A second wave used bun install js-digest, pushed from a separate set of accounts that community trackers link to the same npm publisher as atomic-lockfile. Its payload is a different binary, a separate ELF by its hash, that the community also flagged as malicious.

How far this wave has spread is still being counted. Early breakdowns listed a few dozen packages, while later grep-based searches of the AUR mirror returned much higher numbers that may include churn as commits are removed. Either way, it is not a footnote to the first wave, so check for both atomic-lockfile and js-digest.

What to do now

Arch maintainers are resetting the malicious commits, banning the accounts, and asking users to keep reporting suspect packages in the mailing-list thread.

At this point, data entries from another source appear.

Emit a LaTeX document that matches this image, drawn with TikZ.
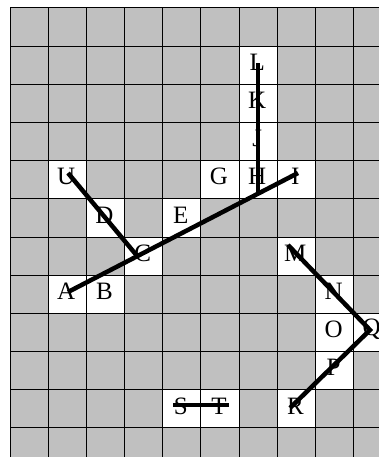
\documentclass[tikz,border=0pt]{standalone}
\usepackage{fontspec}
\setmainfont{Liberation Serif}
\definecolor{cellgray}{HTML}{C0C0C0}
\tikzset{
  gridline/.style={black, line width=1pt},
  lbl/.style={inner sep=0pt, font=\fontsize{25}{25}\selectfont, yshift=3pt, xshift=-1pt},
  stroke/.style={black, line width=4.5pt, line cap=butt, line join=miter}
}
\begin{document}
\begin{tikzpicture}[x=1pt,y=-1pt]
\useasboundingbox (0,0) rectangle (379,457);
\begin{scope}
\clip (0,0) rectangle (379,457);
\fill[cellgray] (10,8) rectangle (400,470);
% white cells (column, row)
\foreach \c/\r in {6/1,6/2,6/3,5/4,6/4,7/4,1/4,2/5,4/5,3/6,1/7,2/7,7/6,8/7,8/8,9/8,8/9,7/10,4/10,5/10}
  \fill[white] ({10+\c*38.18},{8+\r*38.18}) rectangle ++(38.18,38.18);
\foreach \i in {0,...,10}
  \draw[gridline] ({10+\i*38.18},8) -- ({10+\i*38.18},470);
\foreach \j in {0,...,11}
  \draw[gridline] (10,{8+\j*38.18}) -- (400,{8+\j*38.18});
\end{scope}
% letters
\foreach \n/\c/\r in {L/6/1,K/6/2,J/6/3,G/5/4,H/6/4,I/7/4,U/1/4,D/2/5,E/4/5,C/3/6,A/1/7,B/2/7,M/7/6,N/8/7,O/8/8,Q/9/8,P/8/9,R/7/10,S/4/10,T/5/10}
  \node[lbl] (\n) at ({10+\c*38.18+19.09},{8+\r*38.18+19.09}) {\n};
% connector end points
\coordinate (pU) at (68,173);
\coordinate (pC) at (138,257);
\coordinate (pA) at (68,292);
\coordinate (pI) at (298,173);
\coordinate (pL) at (258,63);
\coordinate (pH) at (258,193);
\coordinate (pM) at (288,245);
\coordinate (pQ) at (370,330);
\coordinate (pR) at (290,408);
\coordinate (pS) at (173,405);
\coordinate (pT) at (229,405);
\draw[stroke] (pU) -- (pC);
\draw[stroke] (pA) -- (pI);
\draw[stroke] (pH) -- (pL);
\draw[stroke] (pM) -- (pQ) -- (pR);
\draw[stroke] (pS) -- (pT);
\end{tikzpicture}
\end{document}
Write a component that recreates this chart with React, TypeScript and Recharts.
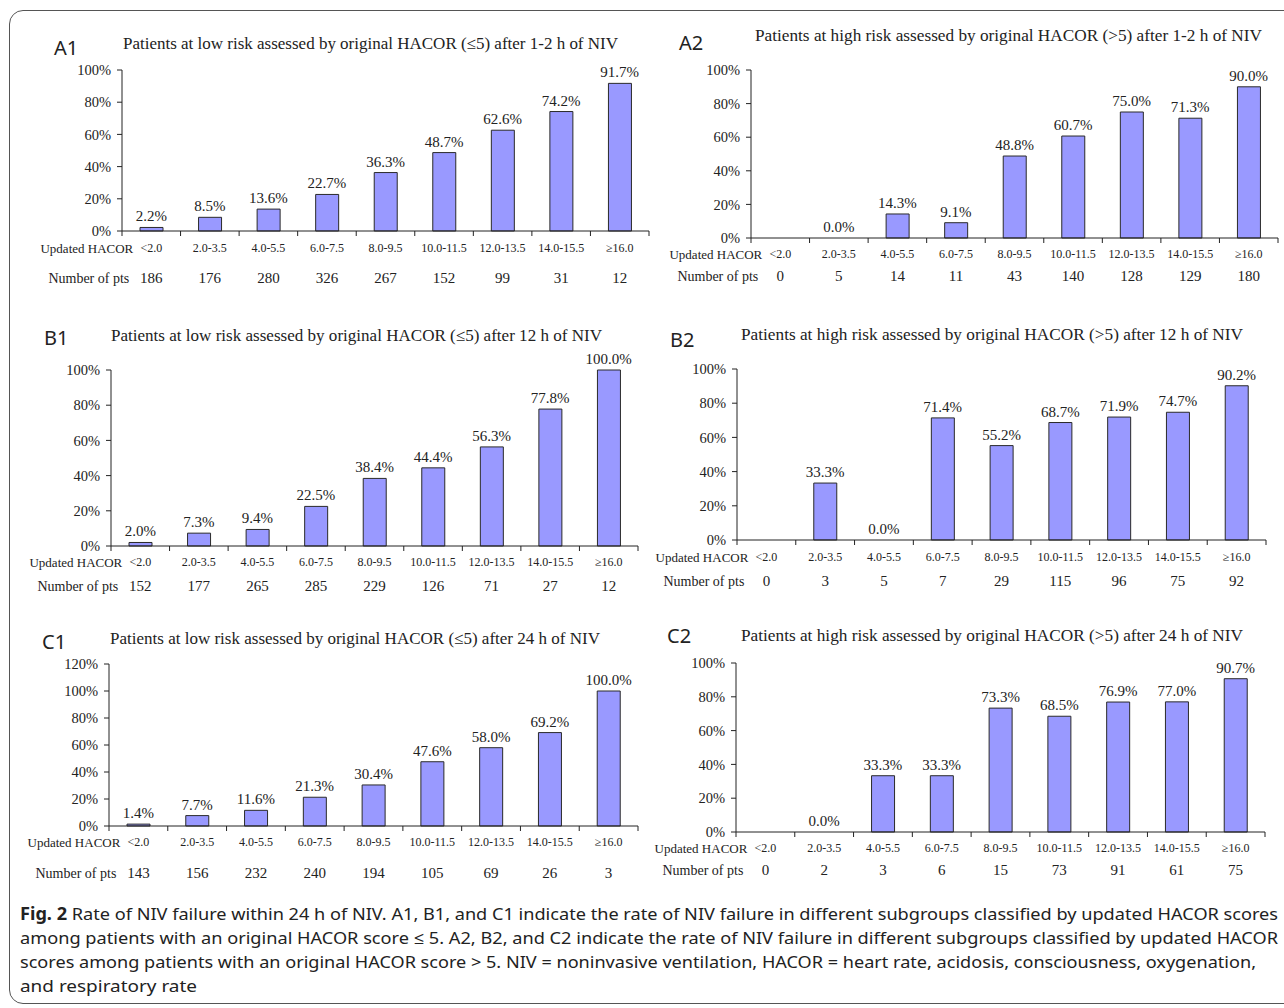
import React from 'react';
import { ComposedChart, Bar, Line, XAxis, YAxis, LabelList } from 'recharts';

const categories = ['<2.0', '2.0-3.5', '4.0-5.5', '6.0-7.5', '8.0-9.5', '10.0-11.5', '12.0-13.5', '14.0-15.5', '≥16.0'];

const a1Rates = [2.2, 8.5, 13.6, 22.7, 36.3, 48.7, 62.6, 74.2, 91.7];
const a1Pts = [186, 176, 280, 326, 267, 152, 99, 31, 12];
const a2Rates = [null, 0.0, 14.3, 9.1, 48.8, 60.7, 75.0, 71.3, 90.0];
const a2Pts = [0, 5, 14, 11, 43, 140, 128, 129, 180];
const b1Rates = [2.0, 7.3, 9.4, 22.5, 38.4, 44.4, 56.3, 77.8, 100.0];
const b1Pts = [152, 177, 265, 285, 229, 126, 71, 27, 12];
const b2Rates = [null, 33.3, 0.0, 71.4, 55.2, 68.7, 71.9, 74.7, 90.2];
const b2Pts = [0, 3, 5, 7, 29, 115, 96, 75, 92];
const c1Rates = [1.4, 7.7, 11.6, 21.3, 30.4, 47.6, 58.0, 69.2, 100.0];
const c1Pts = [143, 156, 232, 240, 194, 105, 69, 26, 3];
const c2Rates = [null, 0.0, 33.3, 33.3, 73.3, 68.5, 76.9, 77.0, 90.7];
const c2Pts = [0, 2, 3, 6, 15, 73, 91, 61, 75];

const yTicks100 = [0, 20, 40, 60, 80, 100];
const yTicks120 = [0, 20, 40, 60, 80, 100, 120];

const rowHeaderCat = 'Updated HACOR';
const rowHeaderPts = 'Number of pts';

const SERIF = '"Liberation Serif", "Times New Roman", serif';
const SANS = '"Noto Sans", "Open Sans", sans-serif';
const INK = '#222';

type PanelProps = {
  rates: (number | null)[];
  pts: number[];
  axisX: number;
  right: number;
  top: number;
  bottom: number;
  yMax: number;
  ticks: number[];
  labelDy: number;
  numDy: number;
};

const ML = 110;
const MR = 12;
const MT = 24;
const XH = 64;

const fmtRate = (v: any) => (v === null || v === undefined ? '' : `${Number(v).toFixed(1)}%`);

function Panel(p: PanelProps) {
  const data = categories.map((c, i) => ({ cat: c, rate: p.rates[i], pts: p.pts[i] }));
  const plotW = p.right - p.axisX;
  const plotH = p.bottom - p.top;
  const band = plotW / categories.length;
  const W = ML + plotW + MR;
  const H = MT + plotH + XH;
  const baseY = MT + plotH;

  const XTick = (tp: any) => {
    const { x, index, payload } = tp;
    return (
      <g>
        {index === 0 && (
          <line x1={x - band / 2} x2={x - band / 2} y1={baseY} y2={baseY + 5} stroke={INK} strokeWidth={1} />
        )}
        <line x1={x + band / 2} x2={x + band / 2} y1={baseY} y2={baseY + 5} stroke={INK} strokeWidth={1} />
        {index === 0 && (
          <text x={x - 18} y={baseY + p.labelDy} textAnchor="end" dominantBaseline="central" fontFamily={SERIF} fontSize={13} fill={INK}>
            {rowHeaderCat}
          </text>
        )}
        {index === 0 && (
          <text x={x - 22} y={baseY + p.numDy} textAnchor="end" dominantBaseline="central" fontFamily={SERIF} fontSize={14} fill={INK}>
            {rowHeaderPts}
          </text>
        )}
        <text x={x} y={baseY + p.labelDy} textAnchor="middle" dominantBaseline="central" fontFamily={SERIF} fontSize={12} fill={INK}>
          {payload.value}
        </text>
        <text x={x} y={baseY + p.numDy} textAnchor="middle" dominantBaseline="central" fontFamily={SERIF} fontSize={15} fill={INK}>
          {p.pts[index]}
        </text>
      </g>
    );
  };

  return (
    <div style={{ position: 'absolute', left: p.axisX - ML, top: p.top - MT }}>
      <ComposedChart width={W} height={H} data={data} margin={{ top: MT, right: MR, left: 0, bottom: 0 }}>
        <XAxis
          dataKey="cat"
          height={XH}
          interval={0}
          tickLine={false}
          axisLine={{ stroke: INK, strokeWidth: 1 }}
          tick={XTick}
        />
        <YAxis
          type="number"
          width={ML}
          domain={[0, p.yMax]}
          ticks={p.ticks}
          interval={0}
          tickFormatter={(v: number) => `${v}%`}
          tickSize={5}
          tickMargin={6}
          axisLine={{ stroke: INK, strokeWidth: 1 }}
          tickLine={{ stroke: INK, strokeWidth: 1 }}
          tick={{ fontFamily: SERIF, fontSize: 14.5, fill: INK }}
        />
        <Bar dataKey="rate" fill="#9999ff" stroke="#2a2a2a" strokeWidth={1} barSize={23} isAnimationActive={false} />
        <Line
          dataKey="rate"
          stroke="none"
          dot={false}
          activeDot={false}
          legendType="none"
          isAnimationActive={false}
        >
          <LabelList
            dataKey="rate"
            position="top"
            offset={6}
            formatter={fmtRate}
            style={{ fontFamily: SERIF, fontSize: 15, fill: INK }}
          />
        </Line>
      </ComposedChart>
    </div>
  );
}

const titles = [
  { label: 'A1', lx: 54, ly: 47, text: 'Patients at low risk assessed by original HACOR (≤5) after 1-2 h of NIV', tx: 123, ty: 43, tw: 495 },
  { label: 'A2', lx: 679, ly: 42, text: 'Patients at high risk assessed by original HACOR (>5) after 1-2 h of NIV', tx: 755, ty: 35, tw: 507 },
  { label: 'B1', lx: 44, ly: 337, text: 'Patients at low risk assessed by original HACOR (≤5) after 12 h of NIV', tx: 111, ty: 335, tw: 491 },
  { label: 'B2', lx: 670, ly: 339, text: 'Patients at high risk assessed by original HACOR (>5) after 12 h of NIV', tx: 741, ty: 334, tw: 502 },
  { label: 'C1', lx: 42, ly: 641, text: 'Patients at low risk assessed by original HACOR (≤5) after 24 h of NIV', tx: 110, ty: 638, tw: 490 },
  { label: 'C2', lx: 667, ly: 635, text: 'Patients at high risk assessed by original HACOR (>5) after 24 h of NIV', tx: 741, ty: 635, tw: 502 },
];

const captionLines = [
  { text: ' Rate of NIV failure within 24 h of NIV. A1, B1, and C1 indicate the rate of NIV failure in different subgroups classified by updated HACOR scores', bold: 'Fig. 2', y: 913, w: 1258 },
  { text: 'among patients with an original HACOR score ≤ 5. A2, B2, and C2 indicate the rate of NIV failure in different subgroups classified by updated HACOR', bold: '', y: 937, w: 1258 },
  { text: 'scores among patients with an original HACOR score > 5. NIV = noninvasive ventilation, HACOR = heart rate, acidosis, consciousness, oxygenation,', bold: '', y: 961, w: 1236 },
  { text: 'and respiratory rate', bold: '', y: 985, w: 177 },
];

export default function App() {
  return (
    <div style={{ position: 'absolute', left: 0, top: 0, width: 1284, height: 1008, background: '#fff', overflow: 'hidden' }}>
      <div
        style={{
          position: 'absolute',
          left: 9,
          top: 10,
          width: 1300,
          height: 994,
          border: '1.5px solid #555',
          borderRadius: 14,
          boxSizing: 'border-box',
        }}
      />
      <Panel rates={a1Rates} pts={a1Pts} axisX={122} right={649} top={70} bottom={231} yMax={100} ticks={yTicks100} labelDy={17} numDy={47} />
      <Panel rates={a2Rates} pts={a2Pts} axisX={751} right={1278} top={70} bottom={238} yMax={100} ticks={yTicks100} labelDy={16} numDy={38} />
      <Panel rates={b1Rates} pts={b1Pts} axisX={111} right={638} top={370} bottom={546} yMax={100} ticks={yTicks100} labelDy={16} numDy={40} />
      <Panel rates={b2Rates} pts={b2Pts} axisX={737} right={1266} top={369} bottom={540} yMax={100} ticks={yTicks100} labelDy={17} numDy={41} />
      <Panel rates={c1Rates} pts={c1Pts} axisX={109} right={638} top={664} bottom={826} yMax={120} ticks={yTicks120} labelDy={16} numDy={47} />
      <Panel rates={c2Rates} pts={c2Pts} axisX={736} right={1265} top={663} bottom={832} yMax={100} ticks={yTicks100} labelDy={16} numDy={38} />
      <svg width={1284} height={1008} style={{ position: 'absolute', left: 0, top: 0, pointerEvents: 'none' }}>
        {titles.map((t) => (
          <g key={t.label}>
            <text x={t.lx} y={t.ly} dominantBaseline="central" fontFamily={SANS} fontSize={20} fill={INK}>
              {t.label}
            </text>
            <text
              x={t.tx}
              y={t.ty}
              dominantBaseline="central"
              fontFamily={SERIF}
              fontSize={16.5}
              fill={INK}
              textLength={t.tw}
              lengthAdjust="spacingAndGlyphs"
            >
              {t.text}
            </text>
          </g>
        ))}
        {captionLines.map((c, i) => (
          <text
            key={i}
            x={20}
            y={c.y}
            dominantBaseline="central"
            fontFamily={SANS}
            fontSize={17}
            fill="#222"
            textLength={c.w}
            lengthAdjust="spacingAndGlyphs"
          >
            {c.bold && <tspan fontWeight="bold">{c.bold}</tspan>}
            {c.text}
          </text>
        ))}
      </svg>
    </div>
  );
}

Treat the published affected-package list as incomplete. On your end:

• Check any AUR package installed or updated on or after June 11 against the community package lists and detection scripts, which compare your foreign packages against the known-bad set. Grep recent build history and caches for npm install atomic-lockfile, bun install js-digest, and the payload path src/hooks/deps.
• If a flagged package ran, treat the host as credential-compromised. Rotate everything the stealer touches: browser sessions, SSH keys, GitHub and npm tokens, Slack, Teams and Discord sessions, Vault tokens, Docker and Podman credentials, and any cloud keys.
• Hunt for persistence. Check for unknown systemd services (both system units and ~/.config/systemd/user/) and unexpected files under /var/lib/. Inspect /sys/fs/bpf/ for the maps hidden_pids, hidden_names, and hidden_inodes. Review outbound connections to Tor and to upload services.
• If the package ran as root, assume the rootkit is present and reinstall from trusted media. There is no way to trust the system otherwise.
• Going forward, read the PKGBUILD and any .install hooks before you build, especially for packages recently adopted or suddenly active after long dormancy. If you do not understand the build instructions, do not install the package.

For detection, the main payload’s SHA-256 is 6144d433f8a0316869877b5f834c801251bbb936e5f1577c5680878c7443c98b; the full indicator set, including the onion C2 host, is in the ioctl.fail analysis.

The same adoption tactic hit an abandoned PDF-viewer package back in 2018; the 2026 version just scaled it up, part of a broader run of supply-chain attacks that hijack orphaned projects to inherit trust rather than typosquatting to trick users. The affected list is still incomplete, and no CVE has been assigned; Sonatype tracks the campaign as Sonatype-2026-003775 (CVSS 8.7).

The attack worked because the AUR still trusts a package’s name and history over who is maintaining it now. A recently adopted package, or one that suddenly sprouts new install hooks, now deserves the same suspicion as a package from a stranger.